I also reaffirmed my "road trip alone" tendencies. Tony was kind of let down that he couldn't have gone-- even his mom asked why he hadn't gone-- and he didn't really get why I said I couldn't have done that trip with someone else. I liked the silence (or the me-silence... Prince and/or Trent Reznor and/or NPR was on much of the time... y'know, Concord NH residents don't care for Prince screaming "work it!") Anyway. I can't really curl up at a rest stop for a nap with someone else along...
I thought a bit about Heather and such as well... a little sad as I went through PA, wondering what it'd have been like on the road with her. Making a turn toward the Pittsburg area. That would have been more... fulfilling... than going to New England with Tony, really. I think she'd have at least been amused by my shock/awe/delight at the changing terrain and such. I hate missing her, or missing the person I think she was.

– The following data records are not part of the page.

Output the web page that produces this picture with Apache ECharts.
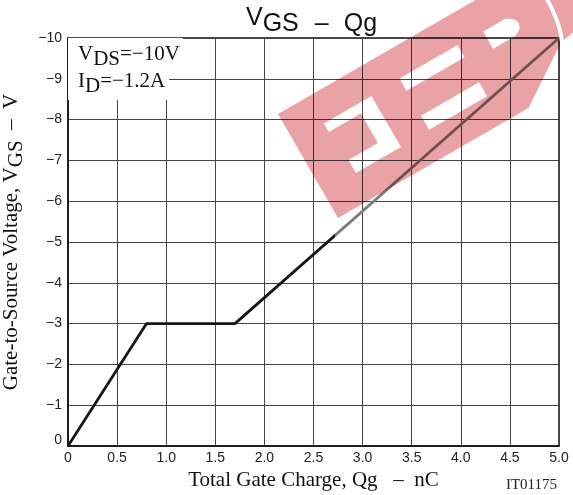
<!DOCTYPE html>
<html><head><meta charset="utf-8">
<script src="https://cdn.jsdelivr.net/npm/echarts@6/dist/echarts.min.js"></script>
<style>html,body{margin:0;padding:0;background:#fff}#c{width:573px;height:495px}</style>
</head><body><div id="c"></div>
<script>
// ---- data ----
const qg = [0, 0.8, 1.7, 5.0];          // Total gate charge, nC
const vgs = [0, -3, -3, -10];           // Gate-to-source voltage, V
const xTickLabels = ['0','0.5','1.0','1.5','2.0','2.5','3.0','3.5','4.0','4.5','5.0'];
const yTickLabels = ['0','\u22121','\u22122','\u22123','\u22124','\u22125','\u22126','\u22127','\u22128','\u22129','\u221210'];
const colorBreakQg = 2.72;              // where the drawn curve turns grey
const X_MIN = 0, X_MAX = 5;

const serif = '"Liberation Serif","Times New Roman",serif';
const sans = '"Liberation Sans",Arial,sans-serif';

// ---- watermark (decoration) in band-local coordinates ----
const WM = {ox: 338, oy: 218, ang: 30 * Math.PI / 180};
function wp(s, t) {
  const c = Math.cos(WM.ang), sn = Math.sin(WM.ang);
  return [WM.ox + c * s - sn * t, WM.oy - sn * s - c * t];
}
const wmLocal = [
  [0,0],[38,0],
  [38,30],[38,45],[72,45],[72,79],[35,79],[35,89],[90,89],[90,30],[38,30],
  [38,0],[123,0],
  [123,31],[123,47],[190,47],[190,31],[123,31],
  [123,0],[220,0],[250,20],[280,40],[300,44],[325,60],[345,120],
  [219,120],
  [219,89],[245,89],[252,84],[254,79],[252,73],[245,69],[219,69],[219,89],
  [219,120],[123,120],
  [123,90],[190,90],[190,76],[123,76],[123,90],
  [123,120],[0,120]
];
const wmPoints = wmLocal.map(p => wp(p[0], p[1]));
const arcPts = [[281,38],[287,55],[290,75],[290,95],[288,120]].map(p => wp(p[0], p[1]));

const data = qg.map((q, i) => [q, vgs[i]]);
const br = (colorBreakQg - X_MIN) / (X_MAX - X_MIN);
const lineColor = new echarts.graphic.LinearGradient(0, 0, 1, 0, [
  {offset: 0, color: '#161616'}, {offset: br, color: '#161616'},
  {offset: br, color: '#7c7c7c'}, {offset: 1, color: '#7c7c7c'}
]);

const chart = echarts.init(document.getElementById('c'), null, {renderer: 'canvas'});
chart.setOption({
  backgroundColor: '#fff',
  animation: false,
  title: {
    text: '{v|V}{s|GS}{d|\u2013}{s|Qg}',
    left: 246, top: 6, padding: 0,
    textStyle: {
      fontFamily: sans, fontSize: 25, fontWeight: 'normal', color: '#111',
      rich: {
        v: {fontFamily: sans, fontSize: 25, color: '#111', padding: [0,0,6,0]},
        s: {fontFamily: sans, fontSize: 25, color: '#111', padding: [6,0,0,0]},
        d: {fontFamily: sans, fontSize: 25, color: '#111', padding: [6,15,0,16]}
      }
    }
  },
  grid: {left: 68, right: 14, top: 38, bottom: 49, show: true, borderColor: '#111', borderWidth: 1.5,
    backgroundColor: 'transparent', outerBoundsMode: 'none', containLabel: false},
  xAxis: {
    type: 'value', min: X_MIN, max: X_MAX, interval: 0.5,
    name: 'Total Gate Charge, Qg   \u2013  nC', nameLocation: 'middle', nameGap: 17,
    nameTextStyle: {fontFamily: serif, fontSize: 21, color: '#111'},
    axisLine: {show: true, lineStyle: {color: '#111', width: 1.5}},
    axisTick: {show: false},
    axisLabel: {margin: 5, fontFamily: sans, fontSize: 14, color: '#222',
      formatter: v => xTickLabels[Math.round(v / 0.5)]},
    splitLine: {show: true, lineStyle: {color: '#444', width: 1}}
  },
  yAxis: {
    type: 'value', min: -10, max: 0, interval: 1, inverse: true,
    name: '{n|Gate-to-Source Voltage, V}{s|GS}{n|  \u2013  V}', nameLocation: 'middle', nameGap: 41,
    nameTextStyle: {fontFamily: serif, fontSize: 21, color: '#111',
      rich: {
        n: {fontFamily: serif, fontSize: 21, color: '#111', padding: [0,0,5,0]},
        s: {fontFamily: serif, fontSize: 21, color: '#111', padding: [5,0,0,0]}
      }},
    axisLine: {show: true, lineStyle: {color: '#111', width: 1.5}},
    axisTick: {show: false},
    axisLabel: {margin: 6, fontFamily: sans, fontSize: 14, color: '#222',
      formatter: v => v === 0 ? '{z|0}' : yTickLabels[Math.round(-v)],
      rich: {z: {fontFamily: sans, fontSize: 14, color: '#222', padding: [0,0,12,0]}}},
    splitLine: {show: true, lineStyle: {color: '#444', width: 1}}
  },
  series: [{
    type: 'line', data: data, symbol: 'none', z: 5,
    lineStyle: {width: 2.8, color: lineColor}
  }],
  graphic: [
    {type: 'text', left: 68, top: 38, z: 50, silent: true,
      style: {text: '{n|V}{s|DS}{n|=\u221210V}', fill: '#111', font: '21px ' + serif,
        backgroundColor: '#fff', padding: [6,3,3,10],
        rich: {n: {fontFamily: serif, fontSize: 21, fill: '#111', padding: [0,0,5,0]},
               s: {fontFamily: serif, fontSize: 21, fill: '#111', padding: [5,0,0,0]}}}},
    {type: 'text', left: 68, top: 70, z: 49, silent: true,
      style: {text: '{n|I}{s|D}{n|=\u22121.2A}', fill: '#111', font: '21px ' + serif,
        backgroundColor: '#fff', padding: [1,4,3,10],
        rich: {n: {fontFamily: serif, fontSize: 21, fill: '#111', padding: [0,0,5,0]},
               s: {fontFamily: serif, fontSize: 21, fill: '#111', padding: [5,0,0,0]}}}},
    {type: 'text', right: 16, top: 478, z: 50, silent: true,
      style: {text: 'IT01175', fill: '#222', font: '15px ' + serif}},
    {type: 'polygon', z: 100, silent: true, shape: {points: wmPoints},
      style: {fill: '#e9a3a6', blend: 'multiply'}},
    {type: 'polyline', z: 101, silent: true, shape: {points: arcPts, smooth: 0.4},
      style: {stroke: '#fff', lineWidth: 4, fill: null}}
  ]
});
</script>
</body></html>
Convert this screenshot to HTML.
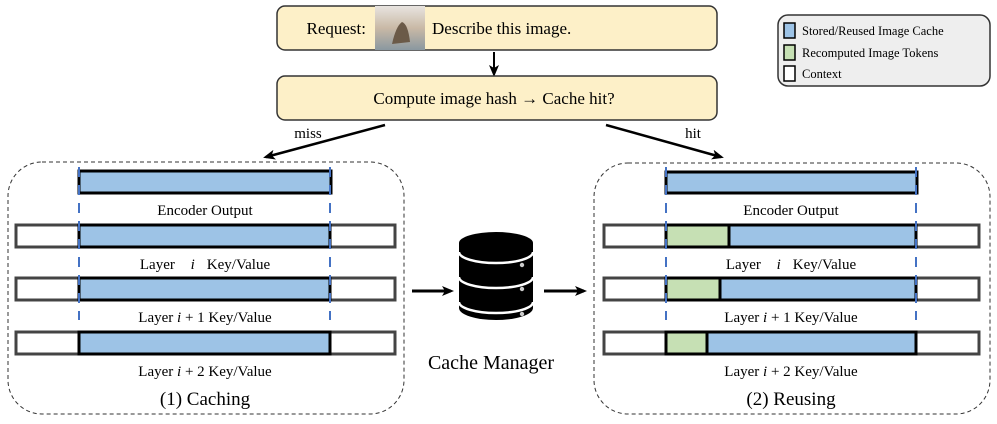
<!DOCTYPE html>
<html><head><meta charset="utf-8"><style>
html,body{margin:0;padding:0;background:#fff;}
svg{display:block;font-family:"Liberation Serif",serif;}
</style></head><body>
<svg width="997" height="424" viewBox="0 0 997 424" xmlns="http://www.w3.org/2000/svg">
<defs>
<marker id="ah" markerWidth="12" markerHeight="10" refX="9" refY="5" orient="auto" markerUnits="userSpaceOnUse"><path d="M0,0 L12,5 L0,10 L3,5 Z" fill="#000"/></marker>
<linearGradient id="img" x1="0" y1="0" x2="0" y2="1"><stop offset="0" stop-color="#e8e4e0"/><stop offset="0.5" stop-color="#c9b9a6"/><stop offset="1" stop-color="#8a98a0"/></linearGradient>
</defs>
<!-- top boxes -->
<rect x="277" y="6" width="440" height="44" rx="8" fill="#fdf0c8" stroke="#333" stroke-width="1.5"/>
<rect x="375" y="6" width="50" height="44" fill="url(#img)"/>
<path d="M392,44 q4,-18 10,-22 q6,2 8,20 z" fill="#6b5a48"/>
<text x="366" y="34" font-size="17" text-anchor="end">Request:</text>
<text x="432" y="34" font-size="17">Describe this image.</text>
<line x1="494" y1="52" x2="494" y2="74" stroke="#000" stroke-width="2" marker-end="url(#ah)"/>
<rect x="277" y="76" width="440" height="44" rx="8" fill="#fdf0c8" stroke="#333" stroke-width="1.5"/>
<text x="494" y="104" font-size="17" text-anchor="middle">Compute image hash → Cache hit?</text>
<!-- legend -->
<rect x="778" y="15" width="212" height="71" rx="10" fill="#eee" stroke="#333" stroke-width="1.5"/>
<rect x="784" y="23" width="11" height="15" fill="#9dc3e6" stroke="#000" stroke-width="1.5"/>
<rect x="784" y="45" width="11" height="15" fill="#c6e0b4" stroke="#000" stroke-width="1.5"/>
<rect x="784" y="66" width="11" height="15" fill="#fff" stroke="#000" stroke-width="1.5"/>
<text x="802" y="35" font-size="12.5">Stored/Reused Image Cache</text>
<text x="802" y="57" font-size="12.5">Recomputed Image Tokens</text>
<text x="802" y="78" font-size="12.5">Context</text>
<!-- miss/hit -->
<line x1="385" y1="125" x2="266" y2="157" stroke="#000" stroke-width="2.5" marker-end="url(#ah)"/>
<line x1="606" y1="125" x2="721" y2="157" stroke="#000" stroke-width="2.5" marker-end="url(#ah)"/>
<text x="308" y="138" font-size="15" text-anchor="middle">miss</text>
<text x="693" y="138" font-size="15" text-anchor="middle">hit</text>
<!-- left panel -->
<rect x="8" y="162" width="396" height="252" rx="34" fill="none" stroke="#333" stroke-width="1" stroke-dasharray="4,3"/>
<g stroke-linejoin="miter">
<rect x="79" y="171" width="252" height="22" fill="#9dc3e6" stroke="#000" stroke-width="3"/>
<rect x="16" y="225" width="379" height="22" fill="#fff" stroke="#444" stroke-width="3"/>
<rect x="79" y="225" width="251" height="22" fill="#9dc3e6" stroke="#000" stroke-width="3"/>
<rect x="16" y="278" width="379" height="22" fill="#fff" stroke="#444" stroke-width="3"/>
<rect x="79" y="278" width="251" height="22" fill="#9dc3e6" stroke="#000" stroke-width="3"/>
<rect x="16" y="332" width="379" height="22" fill="#fff" stroke="#444" stroke-width="3"/>
<rect x="79" y="332" width="251" height="22" fill="#9dc3e6" stroke="#000" stroke-width="3"/>
</g>
<line x1="79" y1="167" x2="79" y2="320" stroke="#4472c4" stroke-width="2" stroke-dasharray="10,8"/>
<line x1="330" y1="167" x2="330" y2="320" stroke="#4472c4" stroke-width="2" stroke-dasharray="10,8"/>
<g font-size="15" text-anchor="middle">
<text x="205" y="215">Encoder Output</text>
<text x="205" y="269">Layer <tspan font-style="italic" dx="12">i</tspan><tspan dx="12">Key/Value</tspan></text>
<text x="205" y="322">Layer <tspan font-style="italic">i</tspan> + 1 Key/Value</text>
<text x="205" y="376">Layer <tspan font-style="italic">i</tspan> + 2 Key/Value</text>
</g>
<text x="205" y="405" font-size="19" text-anchor="middle">(1) Caching</text>
<!-- right panel -->
<rect x="594" y="163" width="396" height="251" rx="34" fill="none" stroke="#333" stroke-width="1" stroke-dasharray="4,3"/>
<g>
<rect x="666" y="172" width="251" height="21" fill="#9dc3e6" stroke="#000" stroke-width="3"/>
<rect x="604" y="225" width="375" height="22" fill="#fff" stroke="#444" stroke-width="3"/>
<rect x="666" y="225" width="250" height="22" fill="#9dc3e6" stroke="#000" stroke-width="3"/>
<rect x="666" y="225" width="63" height="22" fill="#c6e0b4" stroke="#000" stroke-width="3"/>
<rect x="604" y="278" width="375" height="22" fill="#fff" stroke="#444" stroke-width="3"/>
<rect x="666" y="278" width="250" height="22" fill="#9dc3e6" stroke="#000" stroke-width="3"/>
<rect x="666" y="278" width="54" height="22" fill="#c6e0b4" stroke="#000" stroke-width="3"/>
<rect x="604" y="332" width="375" height="22" fill="#fff" stroke="#444" stroke-width="3"/>
<rect x="666" y="332" width="250" height="22" fill="#9dc3e6" stroke="#000" stroke-width="3"/>
<rect x="666" y="332" width="41" height="22" fill="#c6e0b4" stroke="#000" stroke-width="3"/>
</g>
<line x1="666" y1="167" x2="666" y2="320" stroke="#4472c4" stroke-width="2" stroke-dasharray="10,8"/>
<line x1="916" y1="167" x2="916" y2="320" stroke="#4472c4" stroke-width="2" stroke-dasharray="10,8"/>
<g font-size="15" text-anchor="middle">
<text x="791" y="215">Encoder Output</text>
<text x="791" y="269">Layer <tspan font-style="italic" dx="12">i</tspan><tspan dx="12">Key/Value</tspan></text>
<text x="791" y="322">Layer <tspan font-style="italic">i</tspan> + 1 Key/Value</text>
<text x="791" y="376">Layer <tspan font-style="italic">i</tspan> + 2 Key/Value</text>
</g>
<text x="791" y="405" font-size="19" text-anchor="middle">(2) Reusing</text>
<!-- database -->
<line x1="412" y1="291" x2="451" y2="291" stroke="#000" stroke-width="3" marker-end="url(#ah)"/>
<line x1="544" y1="291" x2="584" y2="291" stroke="#000" stroke-width="3" marker-end="url(#ah)"/>
<g fill="#000">
<path d="M459,243 L459,308 A37,12 0 0 0 533,308 L533,243 Z"/>
<ellipse cx="496" cy="243" rx="37" ry="11"/>
</g>
<g fill="none" stroke="#fff" stroke-width="2.5">
<path d="M459,252 A37,11 0 0 0 533,252"/>
<path d="M459,277 A37,11 0 0 0 533,277"/>
<path d="M459,302 A37,11 0 0 0 533,302"/>
</g>
<circle cx="522" cy="265" r="2.2" fill="#ccc"/>
<circle cx="522" cy="289" r="2.2" fill="#ccc"/>
<circle cx="522" cy="314" r="2.2" fill="#ccc"/>
<text x="491" y="369" font-size="20" text-anchor="middle">Cache Manager</text>
</svg>
</body></html>
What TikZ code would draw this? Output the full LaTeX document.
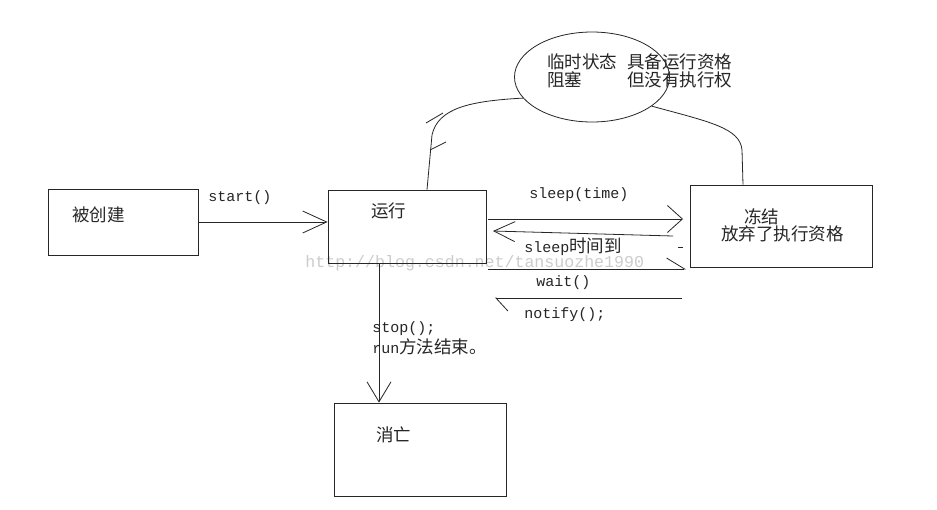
\documentclass[tikz,border=0pt]{standalone}
\usepackage{fontspec}
\setmonofont{Liberation Mono}
\newfontfamily\cjk{Noto Sans CJK SC}
\usetikzlibrary{arrows.meta,shapes.geometric}
\newcommand{\cjkf}{\cjk\fontsize{17.5}{20}\selectfont}
\begin{document}
\begin{tikzpicture}[x=1pt,y=-1pt, line width=0.8pt, draw=black!85,
  box/.style={draw, rectangle, inner sep=0pt},
  cj/.style={font=\cjkf, inner sep=0pt, anchor=west, text=black!85},
  mono/.style={font=\ttfamily\fontsize{15}{18}\selectfont, inner sep=0pt, anchor=west, text=black!85},
  wm/.style={font=\ttfamily\fontsize{16.6}{18}\selectfont, inner sep=0pt, anchor=west, text=black!20}]
\useasboundingbox[fill=white] (0,0) rectangle (937,509);

% watermark
\node[wm] (wmark) at (305,263) {http://blog.csdn.net/tansuozhe1990};

% boxes
\node[box, minimum width=150pt, minimum height=66pt] (created) at (123,222) {};
\node[box, minimum width=158pt, minimum height=73pt] (run) at (407,226.5) {};
\node[box, minimum width=182pt, minimum height=82pt] (frozen) at (781,226) {};
\node[box, minimum width=172pt, minimum height=93pt] (dead) at (420,449.5) {};
\node[draw, ellipse, minimum width=155pt, minimum height=90pt, inner sep=0pt] (blk) at (592,77) {};

% box texts
\node[cj] (tcreated) at (72,215) {被创建};
\node[cj] (trun) at (371,211) {运行};
\node[cj] (tfrozen1) at (744,217) {冻结};
\node[cj] (tfrozen2) at (721,234) {放弃了执行资格};
\node[cj] (tdead) at (376,435) {消亡};
\node[cj] (tblk1) at (547,62) {临时状态};
\node[cj] (tblk2) at (547,80) {阻塞};
\node[cj] (tblk3) at (627,62) {具备运行资格};
\node[cj] (tblk4) at (627,80) {但没有执行权};

% connector labels
\node[mono] (lstart) at (208,198) {start()};
\node[mono] (lsleep) at (529,195) {sleep(time)};
\node[mono] (lsleepend) at (524,247) {sleep{\cjkf 时间到}};
\node[mono] (lwait) at (536,283) {wait()};
\node[mono] (lnotify) at (524,315) {notify();};
\node[mono] (lstop) at (372,329) {stop();};
\node[mono] (lrunend) at (372,347) {run{\cjkf 方法结束。}};

% coordinates
\coordinate (lx) at (427,0);
\coordinate (rx) at (743,0);
\coordinate (vx) at (379,0);
\coordinate (a1s) at (488,219);
\coordinate (a1e) at (683,219);
\coordinate (a2s) at (673,236);
\coordinate (a2e) at (493,231);
\coordinate (a3s) at (488,269);
\coordinate (a3e) at (686,269);
\coordinate (a4s) at (682,298);
\coordinate (a4e) at (495,298);

% start()
\draw[-{Straight Barb[length=24pt,width=22pt]}] (created.east) -- (created.east -| run.west);
% to dead
\draw[-{Straight Barb[length=20pt,width=24pt]}] (run.south -| vx) -- (dead.north -| vx);
% sleep(time)
\draw[-{Straight Barb[length=15pt,width=27pt]}] (a1s) -- (a1e);
% sleep end
\draw[-{Straight Barb[length=21pt,width=20pt]}] (a2s) -- (a2e);
% wait
\draw[-{Straight Barb[harpoon,length=18pt,width=22pt]}] (a3s) -- (a3e);
% notify
\draw[-{Straight Barb[harpoon,length=12pt,width=26pt]}] (a4s) -- (a4e);
\draw (678,247) -- (683,247);

% curves to the blocked state
\draw (blk.197) .. controls (470,101) and (438,108) .. (432,135) -- (run.north -| lx);
\draw (426,123) -- (443,113);
\draw (430,150) -- (446,142);
\draw (blk.334) .. controls (710,122) and (740,128) .. (742,150) -- (frozen.north -| rx);
\end{tikzpicture}
\end{document}
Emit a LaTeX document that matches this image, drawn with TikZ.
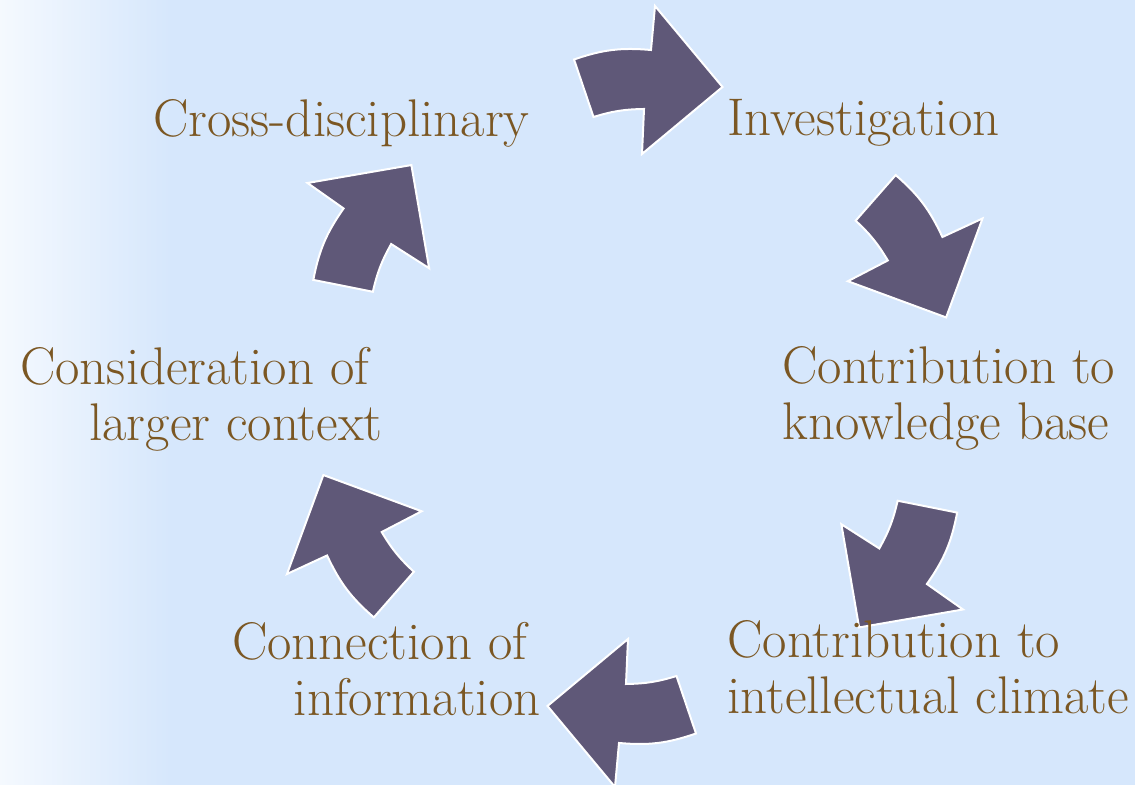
\documentclass[tikz,border=0pt]{standalone}
\usepackage{tikz}

\definecolor{bgblue}{HTML}{D6E7FC}
\definecolor{arrowpurple}{HTML}{5F5878}
\definecolor{itembrown}{HTML}{7B5723}

\begin{document}
\begin{tikzpicture}[x=0.5pt, y=0.5pt,
    itemtext/.style={text=itembrown, inner sep=0pt, font=\fontsize{26.5}{28}\selectfont},
    cyclearrow/.style={fill=arrowpurple, draw=white, line width=1pt, line join=miter}]
    % background
    \fill[bgblue] (0,0) rectangle (1135,785);
    \shade[left color=white!75!bgblue, right color=bgblue] (0,0) rectangle (170,785);
    \useasboundingbox (0,0) rectangle (1135,785);

    % curved block arrows round the cycle
    \foreach \x/\y/\a in {584/697/0, 876/587/-60, 927.5/278/-120, 686/80/180, 393.5/190.5/120, 343/499.5/60} {
        \draw[cyclearrow, shift={(\x,\y)}, rotate=\a]
            (-10,28.5) to[bend left=12] (67,38) -- (71,82) -- (138.5,1)
            -- (58,-66) -- (60,-21) to[bend right=8] (9.5,-29) -- cycle;
    }

    % the six steps (base = last line)
    \node[itemtext, anchor=base west] (cross) at (153,648) {Cross-disciplinary};
    \node[itemtext, anchor=base west] (invest) at (727,649) {Investigation};
    \node[itemtext, anchor=base west, align=left] (knowbase) at (782,345) {Contribution to\\knowledge base};
    \node[itemtext, anchor=base west, align=left] (climate) at (727,71) {Contribution to\\intellectual climate};
    \node[itemtext, anchor=base east, align=right] (connect) at (541,69) {Connection of\hspace*{.25em}\\information};
    \node[itemtext, anchor=base east, align=right] (context) at (383,344) {Consideration of\hspace*{.25em}\\larger context};
\end{tikzpicture}
\end{document}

I don't think I could have jammed to Prince had she been along, though.
Infuriating roads aside... I was really taken with the VT/NH area. I "got" a bit of that "I must be here" feeling Heather had for the beaches in North Carolina, I think. If I get my way later in life, if I can finish this school thing and do work which is really rewarding... I think I want to go back on a more longterm basis. Summer home, that kind of thing.
Happy summer, and thanks for reading this far.
I'm outta here pretty soon (subscriptions up) - so I wish you all the best. Take more road trips! Never go for a decade without a vacation ever again!